Here’s one interpreted Google image of Ezekiel’s vision:
Although this is obviously just an interpretation, to me, it seems fair. From Ezekiel’s vision of God’s glory, a certain worldview emerges:
- All creation is under God
- All creation was meant to serve God
- God is purposeful in all that He does (the wheels and the creatures were determined to fulfill their task)
- God is directly involved in His creation’s lives (He was above the creatures but directed their steps
Through studying the prophets, God keeps highlighting this idea of servant hood, and how serving Him no matter where doing no matter what is my highest calling. Where and what that looks like after CSBS is yet to be determined 🙂
Aside from the cool vision of God’s glory that I loved was the theme throughout His promises for restoration. He was going to restore them as a people by giving them His spirit. They had proved unable to do His will and believe the truth without His very spirit in them. So He promised them, if they turned to God, then that one act alone would mean the forgiveness of all their sins:
But if the wicked turn away from all their sins that they have committed and keep all my statutes and do what is lawful and right, they shall surely live; they shall not die. None of the transgressions that they have committed shall be remembered against them; for the righteousness that they have done they shall live.
Reading this out of context you would think that God counts someone as “righteous” just by their good deeds, but later He reveals that the righteousness was actually just trusting God:
Because they considered and turned away from all the transgressions that they had committed, they shall surely live; they shall not die…Cast away from you all the transgressions that you have committed against me, and get yourselves a new heart and a new spirit! Why will you die, O house of Israel? For I have no pleasure in the death of anyone, says the Lord God. Turn, then, and live.

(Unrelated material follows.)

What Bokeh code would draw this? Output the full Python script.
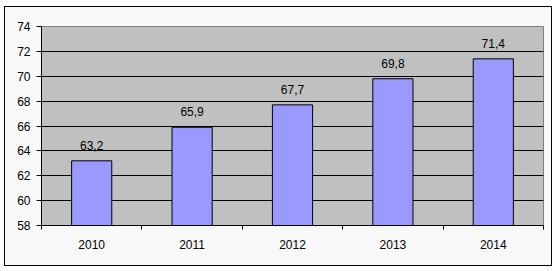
from bokeh.plotting import figure
from bokeh.models import Range1d, FixedTicker, ColumnDataSource
from bokeh.embed import file_html
from bokeh.resources import INLINE
from bokeh.core.properties import value

years = ["2010", "2011", "2012", "2013", "2014"]
values = [63.2, 65.9, 67.7, 69.8, 71.4]
y_ticks = [58, 60, 62, 64, 66, 68, 70, 72, 74]

xs = [i + 0.5 for i in range(len(years))]
labels = [f"{v:.1f}".replace(".", ",") for v in values]
src = ColumnDataSource(dict(x=xs, top=values, label=labels))

FONT = "Liberation Sans"

p = figure(width=546, height=258, x_range=Range1d(0, len(years)), y_range=Range1d(58, 74),
           output_backend="svg", toolbar_location=None,
           min_border_left=36, min_border_right=8, min_border_top=19, min_border_bottom=40,
           background_fill_color="#C0C0C0", border_fill_color="#F8F8F8",
           margin=(7, 0, 0, 5), styles={"outline": "1px solid black"})
p.outline_line_color = "#808080"
p.outline_line_width = 1

p.vbar(x="x", top="top", bottom=58, width=0.4, source=src,
       fill_color="#9999FF", line_color="black", line_width=1)
p.text(x="x", y="top", text="label", source=src, text_align="center", text_baseline="bottom",
       y_offset=-11, text_font=value(FONT), text_font_size="12px", text_color="black")

# y axis
p.yaxis.ticker = FixedTicker(ticks=y_ticks)
p.yaxis.major_tick_out = 5
p.yaxis.major_tick_in = 0
p.yaxis.minor_tick_line_color = None
p.yaxis.axis_line_color = "black"
p.yaxis.major_label_text_font = FONT
p.yaxis.major_label_text_font_size = "12px"
p.yaxis.major_label_text_color = "black"
p.yaxis.major_label_standoff = 6

# x axis: labels at centers, tick marks at boundaries
p.xaxis.ticker = FixedTicker(ticks=xs, minor_ticks=list(range(len(years) + 1)))
p.xaxis.major_label_overrides = {x: y for x, y in zip(xs, years)}
p.xaxis.major_tick_out = 0
p.xaxis.major_tick_in = 0
p.xaxis.minor_tick_out = 4
p.xaxis.minor_tick_in = 0
p.xaxis.minor_tick_line_color = "black"
p.xaxis.axis_line_color = "black"
p.xaxis.major_label_text_font = FONT
p.xaxis.major_label_text_font_size = "12px"
p.xaxis.major_label_text_color = "black"
p.xaxis.major_label_standoff = 10

p.xgrid.grid_line_color = None
p.ygrid.ticker = FixedTicker(ticks=y_ticks[1:-1])
p.ygrid.grid_line_color = "black"
p.ygrid.grid_line_width = 1

open("out.html", "w").write(file_html(p, INLINE))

All they had to do was repent and they would receive a new heart and spirit. That’s it. God would do the rest for them since He knew they were unable to do it for themselves. The only thing they were responsible for was to decide to trust God with their lives, but they didn’t have to try on their own to become righteous because that simply didn’t work. In fact, God warned against trusting their own righteousness:
Though I say to the righteous that they shall surely live, yet if they trust in their righteousness and commit iniquity, none of their righteous deeds shall be remembered; but in the iniquity that they have committed they shall die.
Even believers have a hard time trusting God even if we do trust Him for eternal life. God wants us to trust Him with everything in this life, too.
The one thing we have to do though is truly repent from whatever it is that we’re worrying about, big or small, because God will always come through with a much better solution than ours. There are some things we just can’t do and figure out on our own, and this is where trusting God and sticking it out will help us experience God the way He wants us to. But we have to truly set our minds to trusting God and not looking at the problem in order to start trusting Him more and more, because otherwise it’s just a “nice idea” that doesn’t actually work in practice.
This has definitely been the biggest breakthrough for me over the past few months. Learning, through experience, that I can trust God with every single problem, concern or desire has been so life-changing!